Your task
Produce a verbatim copy of the entries listed below.

Records from a data source
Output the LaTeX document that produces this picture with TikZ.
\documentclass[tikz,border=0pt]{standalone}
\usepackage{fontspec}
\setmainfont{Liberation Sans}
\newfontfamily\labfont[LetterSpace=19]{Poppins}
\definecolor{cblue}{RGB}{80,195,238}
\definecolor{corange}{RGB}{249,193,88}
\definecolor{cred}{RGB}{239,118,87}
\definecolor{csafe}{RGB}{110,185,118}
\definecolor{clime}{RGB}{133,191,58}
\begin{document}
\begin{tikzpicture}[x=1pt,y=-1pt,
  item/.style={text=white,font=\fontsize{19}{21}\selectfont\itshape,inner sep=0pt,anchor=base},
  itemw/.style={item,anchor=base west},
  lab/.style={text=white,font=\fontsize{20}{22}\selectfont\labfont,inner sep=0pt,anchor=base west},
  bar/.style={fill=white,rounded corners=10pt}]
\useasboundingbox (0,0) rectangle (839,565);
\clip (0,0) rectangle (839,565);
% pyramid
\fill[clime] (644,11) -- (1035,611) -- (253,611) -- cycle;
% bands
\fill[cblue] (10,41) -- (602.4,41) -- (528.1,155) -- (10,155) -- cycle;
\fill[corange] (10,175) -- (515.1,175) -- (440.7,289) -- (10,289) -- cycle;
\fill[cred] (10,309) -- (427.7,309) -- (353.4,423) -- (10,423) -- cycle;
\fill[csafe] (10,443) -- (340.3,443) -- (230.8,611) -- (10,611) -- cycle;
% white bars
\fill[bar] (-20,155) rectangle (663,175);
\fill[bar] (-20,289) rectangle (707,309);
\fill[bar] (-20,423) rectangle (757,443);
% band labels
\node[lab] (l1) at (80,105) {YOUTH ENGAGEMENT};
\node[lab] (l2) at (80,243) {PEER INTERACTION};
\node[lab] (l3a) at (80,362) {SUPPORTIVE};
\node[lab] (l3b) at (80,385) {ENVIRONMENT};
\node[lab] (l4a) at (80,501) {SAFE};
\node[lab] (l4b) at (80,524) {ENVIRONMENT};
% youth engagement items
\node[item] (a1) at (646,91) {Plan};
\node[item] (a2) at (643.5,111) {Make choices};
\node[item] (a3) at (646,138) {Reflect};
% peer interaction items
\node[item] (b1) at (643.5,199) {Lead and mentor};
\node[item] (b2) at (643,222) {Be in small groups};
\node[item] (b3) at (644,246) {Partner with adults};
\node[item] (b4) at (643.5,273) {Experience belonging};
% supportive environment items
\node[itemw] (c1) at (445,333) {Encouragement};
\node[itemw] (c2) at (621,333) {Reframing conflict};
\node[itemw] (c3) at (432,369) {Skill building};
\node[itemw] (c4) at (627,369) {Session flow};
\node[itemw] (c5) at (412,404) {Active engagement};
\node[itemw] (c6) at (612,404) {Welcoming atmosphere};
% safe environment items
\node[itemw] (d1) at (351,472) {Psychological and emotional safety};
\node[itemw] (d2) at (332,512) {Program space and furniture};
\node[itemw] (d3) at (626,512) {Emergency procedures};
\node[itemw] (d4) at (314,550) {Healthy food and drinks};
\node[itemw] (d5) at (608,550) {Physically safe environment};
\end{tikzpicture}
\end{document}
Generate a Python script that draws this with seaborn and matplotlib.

The reply
Output the LaTeX document that produces this picture with TikZ.
\documentclass[tikz,border=0pt]{standalone}
\usepackage{fontspec}
\setmainfont{Liberation Sans}
\newfontfamily\labfont[LetterSpace=19]{Poppins}
\definecolor{cblue}{RGB}{80,195,238}
\definecolor{corange}{RGB}{249,193,88}
\definecolor{cred}{RGB}{239,118,87}
\definecolor{csafe}{RGB}{110,185,118}
\definecolor{clime}{RGB}{133,191,58}
\begin{document}
\begin{tikzpicture}[x=1pt,y=-1pt,
  item/.style={text=white,font=\fontsize{19}{21}\selectfont\itshape,inner sep=0pt,anchor=base},
  itemw/.style={item,anchor=base west},
  lab/.style={text=white,font=\fontsize{20}{22}\selectfont\labfont,inner sep=0pt,anchor=base west},
  bar/.style={fill=white,rounded corners=10pt}]
\useasboundingbox (0,0) rectangle (839,565);
\clip (0,0) rectangle (839,565);
% pyramid
\fill[clime] (644,11) -- (1035,611) -- (253,611) -- cycle;
% bands
\fill[cblue] (10,41) -- (602.4,41) -- (528.1,155) -- (10,155) -- cycle;
\fill[corange] (10,175) -- (515.1,175) -- (440.7,289) -- (10,289) -- cycle;
\fill[cred] (10,309) -- (427.7,309) -- (353.4,423) -- (10,423) -- cycle;
\fill[csafe] (10,443) -- (340.3,443) -- (230.8,611) -- (10,611) -- cycle;
% white bars
\fill[bar] (-20,155) rectangle (663,175);
\fill[bar] (-20,289) rectangle (707,309);
\fill[bar] (-20,423) rectangle (757,443);
% band labels
\node[lab] (l1) at (80,105) {YOUTH ENGAGEMENT};
\node[lab] (l2) at (80,243) {PEER INTERACTION};
\node[lab] (l3a) at (80,362) {SUPPORTIVE};
\node[lab] (l3b) at (80,385) {ENVIRONMENT};
\node[lab] (l4a) at (80,501) {SAFE};
\node[lab] (l4b) at (80,524) {ENVIRONMENT};
% youth engagement items
\node[item] (a1) at (646,91) {Plan};
\node[item] (a2) at (643.5,111) {Make choices};
\node[item] (a3) at (646,138) {Reflect};
% peer interaction items
\node[item] (b1) at (643.5,199) {Lead and mentor};
\node[item] (b2) at (643,222) {Be in small groups};
\node[item] (b3) at (644,246) {Partner with adults};
\node[item] (b4) at (643.5,273) {Experience belonging};
% supportive environment items
\node[itemw] (c1) at (445,333) {Encouragement};
\node[itemw] (c2) at (621,333) {Reframing conflict};
\node[itemw] (c3) at (432,369) {Skill building};
\node[itemw] (c4) at (627,369) {Session flow};
\node[itemw] (c5) at (412,404) {Active engagement};
\node[itemw] (c6) at (612,404) {Welcoming atmosphere};
% safe environment items
\node[itemw] (d1) at (351,472) {Psychological and emotional safety};
\node[itemw] (d2) at (332,512) {Program space and furniture};
\node[itemw] (d3) at (626,512) {Emergency procedures};
\node[itemw] (d4) at (314,550) {Healthy food and drinks};
\node[itemw] (d5) at (608,550) {Physically safe environment};
\end{tikzpicture}
\end{document}
Generate a Python script that draws this with seaborn and matplotlib.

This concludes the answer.